Es mag merkwürdig klingen, doch Iwanischwili ist eine ehrliche Haut und letztlich – trotz seines immensen Reichtums – irgendwie bescheiden. Sein Vermögen hat er rechtens und durch harte Arbeit unter anderem mit Rohstoffhandel erworben. Ich war selbst skeptisch, dass man ohne krumme Geschäfte zu so viel Geld kommen kann. Viele, auch ich, haben zu diesem Thema recherchiert, aber nichts Verdächtiges gefunden. Auch nicht die Opposition, welche ein grosses Interesse daran hätte, Iwanischwili zu diskreditieren.

Was plant sein ehemaliger Kontrahent Michail Saakaschwili nach seiner Amtszeit nun?

Er will offenbar so schnell wie möglich in die USA umsiedeln, um dort als Gastprofessor zu arbeiten. Zu seinen Freunden darf er namhafte Politiker zählen wie etwa den ehemaligen republikanischen Vizepräsidenten und Verteidigungsminister Dick Cheney.

Wie geht Saakaschwili damit um, dass er nach zehn Jahren nicht mehr an der Spitze der georgischen Macht steht?

Er anerkennt den Wechsel mittlerweile. Der Stabschef seiner Partei sagte mir in einem Gespräch vor drei Wochen, man müsse die Demokratie und den Willen des Volkes akzeptieren.

Das haben die beiden grossen politischen Lager in Georgien gemeinsam: sie stehen für die demokratische Prozesse in ihrem Land ein. Sie wollen sich dem Westen öffnen. Iwanischwili war stets bemüht, Georgien näher an die NATO und die EU zu bringen. Zudem waren er und die neue Regierung bestrebt, die schwierige nachbarschaftliche Beziehung zu Russland wieder zu verbessern.

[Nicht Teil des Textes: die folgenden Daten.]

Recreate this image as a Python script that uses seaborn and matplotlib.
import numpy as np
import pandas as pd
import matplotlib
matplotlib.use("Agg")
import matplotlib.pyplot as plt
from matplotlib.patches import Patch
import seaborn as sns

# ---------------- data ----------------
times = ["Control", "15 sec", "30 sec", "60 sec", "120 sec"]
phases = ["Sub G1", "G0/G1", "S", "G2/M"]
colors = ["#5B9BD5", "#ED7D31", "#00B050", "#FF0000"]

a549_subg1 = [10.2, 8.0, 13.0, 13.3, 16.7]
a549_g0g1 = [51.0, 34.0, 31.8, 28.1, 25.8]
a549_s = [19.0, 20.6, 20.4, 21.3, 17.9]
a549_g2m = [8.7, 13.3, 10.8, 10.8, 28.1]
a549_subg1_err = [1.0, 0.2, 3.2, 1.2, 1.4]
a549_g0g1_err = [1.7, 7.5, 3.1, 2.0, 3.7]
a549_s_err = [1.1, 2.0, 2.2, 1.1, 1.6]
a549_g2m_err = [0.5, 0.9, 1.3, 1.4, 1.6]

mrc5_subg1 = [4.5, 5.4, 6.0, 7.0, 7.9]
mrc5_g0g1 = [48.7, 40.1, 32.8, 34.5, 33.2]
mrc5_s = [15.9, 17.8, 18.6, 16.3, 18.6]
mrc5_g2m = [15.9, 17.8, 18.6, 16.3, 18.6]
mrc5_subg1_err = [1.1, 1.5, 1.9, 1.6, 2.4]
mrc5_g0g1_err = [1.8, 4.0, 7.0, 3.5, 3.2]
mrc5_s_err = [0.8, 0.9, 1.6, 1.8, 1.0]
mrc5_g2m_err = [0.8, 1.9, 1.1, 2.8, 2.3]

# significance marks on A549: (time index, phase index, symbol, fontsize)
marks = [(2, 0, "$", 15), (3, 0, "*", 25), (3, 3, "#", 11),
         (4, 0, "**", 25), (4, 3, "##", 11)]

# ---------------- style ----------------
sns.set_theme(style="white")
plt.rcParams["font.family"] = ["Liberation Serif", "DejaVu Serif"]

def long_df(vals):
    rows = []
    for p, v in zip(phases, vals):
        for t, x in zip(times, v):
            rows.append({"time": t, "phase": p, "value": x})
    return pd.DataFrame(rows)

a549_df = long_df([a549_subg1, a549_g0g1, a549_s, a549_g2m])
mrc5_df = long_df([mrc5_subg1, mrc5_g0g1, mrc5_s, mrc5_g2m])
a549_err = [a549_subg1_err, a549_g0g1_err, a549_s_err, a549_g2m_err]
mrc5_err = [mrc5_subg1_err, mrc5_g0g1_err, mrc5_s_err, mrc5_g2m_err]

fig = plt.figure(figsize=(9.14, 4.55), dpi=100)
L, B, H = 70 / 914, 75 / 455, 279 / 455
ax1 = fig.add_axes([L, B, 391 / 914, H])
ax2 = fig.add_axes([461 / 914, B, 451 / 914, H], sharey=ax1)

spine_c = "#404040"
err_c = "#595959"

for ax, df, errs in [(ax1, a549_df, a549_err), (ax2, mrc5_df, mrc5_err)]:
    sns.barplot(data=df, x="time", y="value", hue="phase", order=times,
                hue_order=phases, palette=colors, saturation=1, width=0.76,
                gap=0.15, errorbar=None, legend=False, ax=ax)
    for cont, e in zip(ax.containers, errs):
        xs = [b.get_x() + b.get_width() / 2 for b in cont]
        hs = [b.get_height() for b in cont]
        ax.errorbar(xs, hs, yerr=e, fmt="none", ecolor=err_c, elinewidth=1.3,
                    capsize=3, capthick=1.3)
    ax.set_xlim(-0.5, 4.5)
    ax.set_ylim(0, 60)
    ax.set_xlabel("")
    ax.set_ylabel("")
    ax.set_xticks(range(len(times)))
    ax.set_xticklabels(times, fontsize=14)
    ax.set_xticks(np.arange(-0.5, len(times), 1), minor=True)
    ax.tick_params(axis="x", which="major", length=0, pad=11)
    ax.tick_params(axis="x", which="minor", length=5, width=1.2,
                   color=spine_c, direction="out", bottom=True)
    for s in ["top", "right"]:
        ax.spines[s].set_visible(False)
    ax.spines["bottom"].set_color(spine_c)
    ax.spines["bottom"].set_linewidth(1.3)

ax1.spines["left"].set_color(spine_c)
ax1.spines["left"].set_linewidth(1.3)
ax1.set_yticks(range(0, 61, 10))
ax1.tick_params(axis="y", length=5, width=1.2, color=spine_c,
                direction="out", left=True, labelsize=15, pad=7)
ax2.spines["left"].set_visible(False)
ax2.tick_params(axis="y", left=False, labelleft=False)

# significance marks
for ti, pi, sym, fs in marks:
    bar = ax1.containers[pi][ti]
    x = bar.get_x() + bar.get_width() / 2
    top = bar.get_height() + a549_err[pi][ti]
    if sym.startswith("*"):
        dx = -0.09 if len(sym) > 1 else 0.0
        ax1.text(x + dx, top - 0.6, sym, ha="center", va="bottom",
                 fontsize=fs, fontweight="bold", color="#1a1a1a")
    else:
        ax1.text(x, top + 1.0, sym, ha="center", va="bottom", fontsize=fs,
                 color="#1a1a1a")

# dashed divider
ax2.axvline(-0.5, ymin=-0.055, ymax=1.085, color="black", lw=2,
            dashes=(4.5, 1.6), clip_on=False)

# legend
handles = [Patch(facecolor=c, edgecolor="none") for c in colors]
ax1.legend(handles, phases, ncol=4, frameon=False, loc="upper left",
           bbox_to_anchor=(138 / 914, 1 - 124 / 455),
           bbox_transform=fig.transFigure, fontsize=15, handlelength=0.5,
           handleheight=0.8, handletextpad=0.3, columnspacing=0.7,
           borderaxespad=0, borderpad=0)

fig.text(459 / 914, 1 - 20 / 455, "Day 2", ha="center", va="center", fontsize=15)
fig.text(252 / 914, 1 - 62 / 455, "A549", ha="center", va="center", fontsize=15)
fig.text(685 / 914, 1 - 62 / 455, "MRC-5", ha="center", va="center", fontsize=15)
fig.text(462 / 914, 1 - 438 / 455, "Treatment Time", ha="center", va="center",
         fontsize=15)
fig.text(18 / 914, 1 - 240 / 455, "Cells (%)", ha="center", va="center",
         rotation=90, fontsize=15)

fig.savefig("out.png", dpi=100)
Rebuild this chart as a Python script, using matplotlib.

Wo steht Georgien jetzt? Und wie sieht die Zukunft aus?

Georgien arbeitet noch immer daran, die Folgen des Zerfalls der Sowjetunion zu bewältigen und mit den Folgen des Kaukasuskrieges vom Sommer 2008 umzugehen. Gleichzeitig hat das Land in den Anti-Korruptions-Ranglisten von Transparency International erhebliche Fortschritte gemacht und sich jüngst um zahlreiche Ränge verbessert.

Trotzdem: Georgien hat noch einen weiten Weg vor sich. Die Handelswege müssen ausgebaut werden. Es fehlt an einer funktionierenden Eisenbahnverbindung gen Westen. Und an einer leistungsfähigen eigenen Industrie.

Georgien kann wirtschaftlich letztlich nicht richtig gut bestehen, wenn sich seine Beziehungen zu Russland nicht verbessern. Unter dem abtretenden Präsidenten Saakaschwili waren die Beziehungen vor allem nach dem Krieg vom August 2008 ausserordentlich schlecht. Mit Iwanischwili konnten sie leicht verbessert werden. Nach wie vor aber gibt es zwischen den beiden Ländern keine direkten diplomatischen Beziehungen. Hier bietet übrigens die Schweiz ihre «guten Dienste» an, sie vertritt die georgischen Interessen in Russland und die Interessen Russlands in Georgien.